I also want to be clear that a contract is not a substitute for forming an LLC. An LLC and a contract provide different protections, and I urge clients to form an LLC (or a corporation) and have a strong contract.
Do emails constitute a contract?
If you have a written or even an oral exchange that documents offer and acceptance, then you likely have an agreement. The question is: What is the agreement and what are its terms?
The problem with a contract that is created by an email chain is that you are likely to wind up fighting not just about whether there was an agreement but what it includes.
A good contract addresses what could go wrong and how can it be handled.
Consider a simple example: You’re a graphic designer and I say, “Will you please design a logo for me? I’ll pay you $1,000,” and you say yes. You then design a logo, and I don’t like it. What should happen? We might have a contract, but the contract didn’t address any of the issues that might arise. Do I need to pay for the logo I don’t like? Do you need to redesign the logo at additional cost and expense to you? What if you redesign the logo, and I don’t like that one either?
A good contract would address the contingencies that come up in a business and be clear about which party bears which risks and burdens. A good contract addresses what could go wrong and how can it be handled. A contract that was created by an email chain is unlikely to address many of the important issues. So, it doesn’t provide the protection that many would hope.
And it costs money to have an attorney go over this stuff, so that’s another hurdle.
I often hear from people who say, “I can’t afford to do a business if I have to do these things.” It’s hard to hear and it’s sad but it doesn’t mean there’s a good way to proceed without incurring the costs.
In my mind, the costs are worth it because if you find yourself in a lawsuit you lose in two ways — I call it money and a stomachache. The people I know who have contract disputes — it becomes financially and emotionally burdensome. You’re not sure if you’re going to get paid. You worry about your reputation. It weighs on us, and we want to avoid that too.
There’s a lot of talk, especially in California, about the rights of independent contractors versus employees. If freelancers feel like they’re in an iffy situation, what are some things to know?
Most new business would prefer to treat workers as independent contractors (who get 1099s), so that the businesses can avoid employee costs and taxes (such as Medicare, social security and unemployment), but it isn’t necessarily up to the employer or even the individual providing services.
The distinction can be very tricky. The law focuses on the nature of the work performed and how that work fits into the employer’s business. The traditional ‘test’ for whether someone qualifies as an independent contractor turns on how much control the employer exercises: if the employer just requires a particular result, then the worker can often be treated as an independent contractor. If the employer has the right to control the ‘manner and means’ by which the worker accomplishes that result, then it is likely that the worker must be treated as an employee.
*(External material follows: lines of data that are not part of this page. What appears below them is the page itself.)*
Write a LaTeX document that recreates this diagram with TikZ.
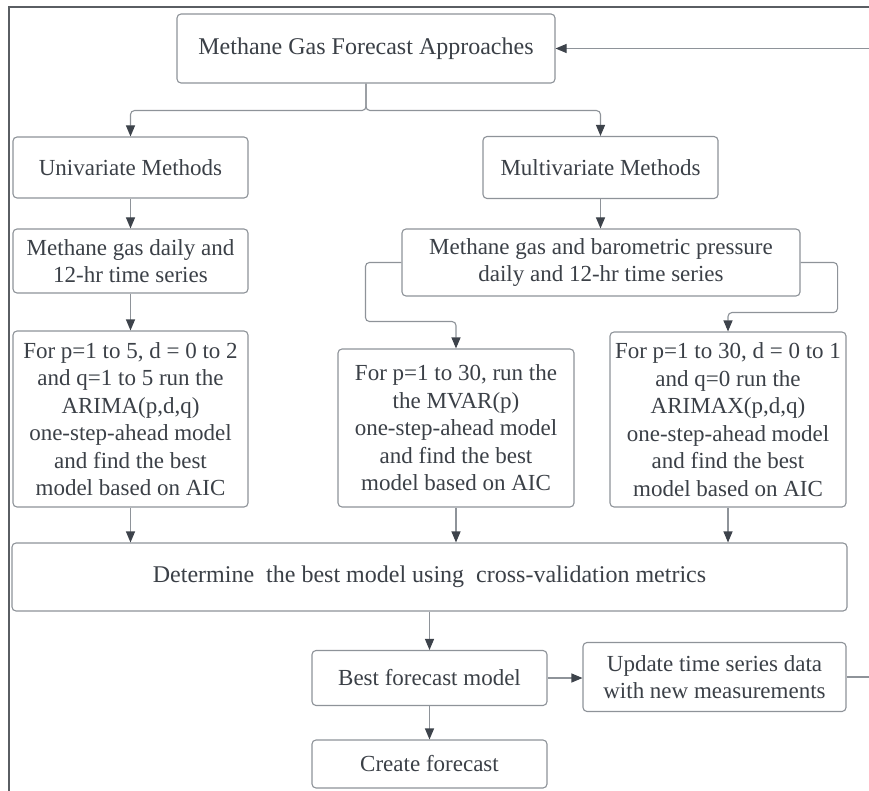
\documentclass[tikz,border=0pt]{standalone}
\usepackage{fontspec}
\setmainfont{Liberation Serif}
\usetikzlibrary{arrows.meta}

\definecolor{boxc}{HTML}{8E9399}
\definecolor{linec}{HTML}{8E9399}
\definecolor{tipc}{HTML}{3D434B}
\definecolor{txtc}{HTML}{3B4047}
\definecolor{framec}{HTML}{5A5E63}

\tikzset{
  box/.style={draw=boxc, line width=1.1pt, rounded corners=4pt, fill=white,
    align=center, inner sep=0pt, text=txtc,
    font=\fontsize{23}{27.5}\selectfont},
  link/.style={draw=linec, line width=1.1pt, rounded corners=4pt},
  arr/.style={link, -{Triangle[length=11pt,width=9pt,color=tipc]}},
}

\begin{document}
\begin{tikzpicture}[x=1pt,y=-1pt]
\useasboundingbox (0,0) rectangle (869,791);

% outer frame (open to the right and bottom)
\draw[framec, line width=1.6pt] (9,830) -- (9,7) -- (900,7);

% boxes
\node[box, minimum width=378pt, minimum height=69pt, font=\fontsize{24}{27.5}\selectfont] (top) at (366,48.5) {Methane Gas Forecast Approaches};
\node[box, minimum width=235pt, minimum height=61pt] (uni) at (130.5,167.5) {Univariate Methods};
\node[box, minimum width=235pt, minimum height=62pt] (multi) at (600.5,167.5) {Multivariate Methods};
\node[box, minimum width=235pt, minimum height=64pt] (ts1) at (130.5,261) {Methane gas daily and\\12-hr time series};
\node[box, minimum width=398pt, minimum height=67pt] (ts2) at (601,262.5) {Methane gas and barometric pressure\\daily and 12-hr time series};
\node[box, minimum width=235pt, minimum height=176pt] (arima) at (130.5,419) {For p=1 to 5, d = 0 to 2\\and q=1 to 5 run the\\ARIMA(p,d,q)\\one-step-ahead model\\and find the best\\model based on AIC};
\node[box, minimum width=236pt, minimum height=158pt] (mvar) at (456,428) {For p=1 to 30, run the\\the MVAR(p)\\one-step-ahead model\\and find the best\\model based on AIC};
\node[box, minimum width=236pt, minimum height=175pt] (arimax) at (728,419.5) {For p=1 to 30, d = 0 to 1\\and q=0 run the\\ARIMAX(p,d,q)\\one-step-ahead model\\and find the best\\model based on AIC};
\node[box, minimum width=835pt, minimum height=68pt, font=\fontsize{24}{27.5}\selectfont] (det) at (429.5,577) {Determine\ \ the best model using\ \ cross-validation metrics};
\node[box, minimum width=235pt, minimum height=55pt] (best) at (429.5,678) {Best forecast model};
\node[box, minimum width=235pt, minimum height=48pt] (create) at (429.5,764) {Create forecast};
\node[box, minimum width=263pt, minimum height=69pt] (upd) at (714.5,677) {Update time series data\\with new measurements};

% feedback loop ends beyond the right edge
\coordinate (loopA) at (890,677);
\coordinate (loopB) at (890,48.5);

% connectors
\draw[arr] (top.south) -- ++(0,27) -| (uni.north);
\draw[arr] (top.south) -- ++(0,27) -| (multi.north);
\draw[arr] (uni) -- (ts1);
\draw[arr] (multi.south) -- (multi.south |- ts2.north);
\draw[arr] (ts1) -- (arima);
\draw[arr] (ts2.west) -- ++(-36,0) -- ++(0,59) -| (mvar.north);
\draw[arr] (ts2.east) -- ++(37,0) -- ++(0,50) -| (arimax.north);
\draw[arr] (arima.south) -- (arima.south |- det.north);
\draw[arr] (mvar.south) -- (mvar.south |- det.north);
\draw[arr] (arimax.south) -- (arimax.south |- det.north);
\draw[arr] (det.south) -- (best.north);
\draw[arr] (best) -- (create);
\draw[arr] (best.east) -- (best.east -| upd.west);
\draw[arr, rounded corners=0pt] (upd.east) -- (loopA) -- (loopB) -- (top.east);
\end{tikzpicture}
\end{document}
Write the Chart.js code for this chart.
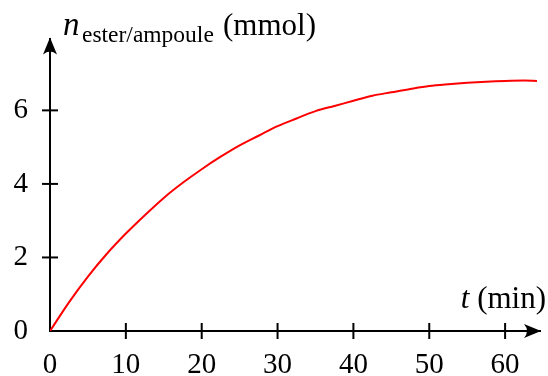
<!DOCTYPE html>
<html>
<head>
<meta charset="utf-8">
<script src="https://cdn.jsdelivr.net/npm/chart.js@4"></script>
<style>
  html, body { margin: 0; padding: 0; background: #fff; }
  #wrap { width: 548px; height: 376px; }
</style>
</head>
<body>
<div id="wrap"><canvas id="ester-chart"></canvas></div>
<script>
// time (min) and amount of ester per ampoule (mmol)
const times = [0, 2.5, 5, 7.5, 10, 12.5, 15, 17.5, 20, 22.5, 25, 27.5, 30, 32.5,
  35, 37.5, 40, 42.5, 45, 47.5, 50, 52.5, 55, 57.5, 60, 62.5, 64.2];
const nEster = [0, 0.78, 1.48, 2.10, 2.65, 3.15, 3.62, 4.03, 4.40, 4.74, 5.05, 5.31,
  5.57, 5.78, 5.98, 6.12, 6.26, 6.40, 6.49, 6.58, 6.66, 6.71, 6.75, 6.78, 6.80, 6.81, 6.80];
const xTicks = [0, 10, 20, 30, 40, 50, 60];
const yTicks = [0, 2, 4, 6];

const FONT = "'Liberation Serif', serif";

function arrowHead(ctx, x, y, angle) {
  ctx.save();
  ctx.translate(x, y);
  ctx.rotate(angle);
  ctx.beginPath();
  ctx.moveTo(0, 0);
  ctx.lineTo(-17, -7);
  ctx.quadraticCurveTo(-11, 0, -17, 7);
  ctx.closePath();
  ctx.fillStyle = "#000";
  ctx.fill();
  ctx.restore();
}

const axisDecor = {
  id: "axisDecor",
  afterDraw(chart) {
    const { ctx, scales } = chart;
    const x = scales.x, y = scales.y;
    const x0 = x.getPixelForValue(0), y0 = y.getPixelForValue(0);
    ctx.save();
    ctx.strokeStyle = "#000";
    ctx.lineWidth = 2;
    // tick marks crossing the axes
    xTicks.forEach((v) => {
      if (v === 0) return;
      const px = x.getPixelForValue(v);
      ctx.beginPath();
      ctx.moveTo(px, y0 - 8);
      ctx.lineTo(px, y0 + 8);
      ctx.stroke();
    });
    yTicks.forEach((v) => {
      if (v === 0) return;
      const py = y.getPixelForValue(v);
      ctx.beginPath();
      ctx.moveTo(x0 - 8, py);
      ctx.lineTo(x0 + 8, py);
      ctx.stroke();
    });
    arrowHead(ctx, x.right + 1, y0, 0);
    arrowHead(ctx, x0, y.top - 2, -Math.PI / 2);

    // axis titles
    ctx.fillStyle = "#000";
    ctx.textBaseline = "alphabetic";
    ctx.textAlign = "left";
    const ty = 35;
    ctx.font = "italic 33px " + FONT;
    ctx.fillText("n", x0 + 13, ty);
    ctx.font = "23.5px " + FONT;
    ctx.fillText("ester/ampoule", x0 + 32, ty + 7);
    ctx.font = "31px " + FONT;
    ctx.fillText("(mmol)", x0 + 173, ty);

    ctx.textAlign = "right";
    const unit = " (min)";
    const ux = 546;
    ctx.fillText(unit, ux, 308);
    const uw = ctx.measureText(unit).width;
    ctx.font = "italic 31px " + FONT;
    ctx.fillText("t", ux - uw, 308);
    ctx.restore();
  },
};

new Chart(document.getElementById("ester-chart"), {
  type: "line",
  data: {
    datasets: [
      {
        data: times.map((t, i) => ({ x: t, y: nEster[i] })),
        borderColor: "#ff0000",
        borderWidth: 2,
        pointRadius: 0,
        cubicInterpolationMode: "monotone",
        fill: false,
      },
    ],
  },
  options: {
    responsive: true,
    maintainAspectRatio: false,
    animation: false,
    layout: { padding: { top: 30, right: 8, left: 0, bottom: 0 } },
    plugins: { legend: { display: false }, tooltip: { enabled: false } },
    scales: {
      x: {
        type: "linear",
        min: 0,
        max: 64.6,
        afterBuildTicks: (scale) => {
          scale.ticks = xTicks.map((v) => ({ value: v }));
        },
        afterFit: (scale) => {
          scale.height = 45;
        },
        grid: { display: false, drawTicks: false },
        border: { display: true, color: "#000", width: 2 },
        ticks: {
          color: "#000",
          font: { family: FONT, size: 29 },
          padding: 17,
          maxRotation: 0,
          autoSkip: false,
        },
      },
      y: {
        type: "linear",
        min: 0,
        max: 7.93,
        afterBuildTicks: (scale) => {
          scale.ticks = yTicks.map((v) => ({ value: v }));
        },
        afterFit: (scale) => {
          scale.width = 50;
        },
        grid: { display: false, drawTicks: false },
        border: { display: true, color: "#000", width: 2 },
        ticks: {
          color: "#000",
          font: { family: FONT, size: 29 },
          padding: 22,
        },
      },
    },
  },
  plugins: [axisDecor],
});
</script>
</body>
</html>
There was a recent California Supreme Court decision that added additional confusion to this test. It added another category so that if a worker performs a task that is the same type of work performed by the business (e.g. drivers that deliver for food delivery services such as DoorDash or Postmates; barbers that cut hair for a salon; or journalists that write for a paper) that worker must be treated — at least for some purposes — as an employee, even if the employer does not exercise control over the performance of the work. These rules can be very complicated and expensive to comply with, and businesses need to be careful that they have proper guidance or they can get into trouble. On the other hand, some freelancers may have more rights and be entitled to more money than they thought, so they might want to look into their rights as well.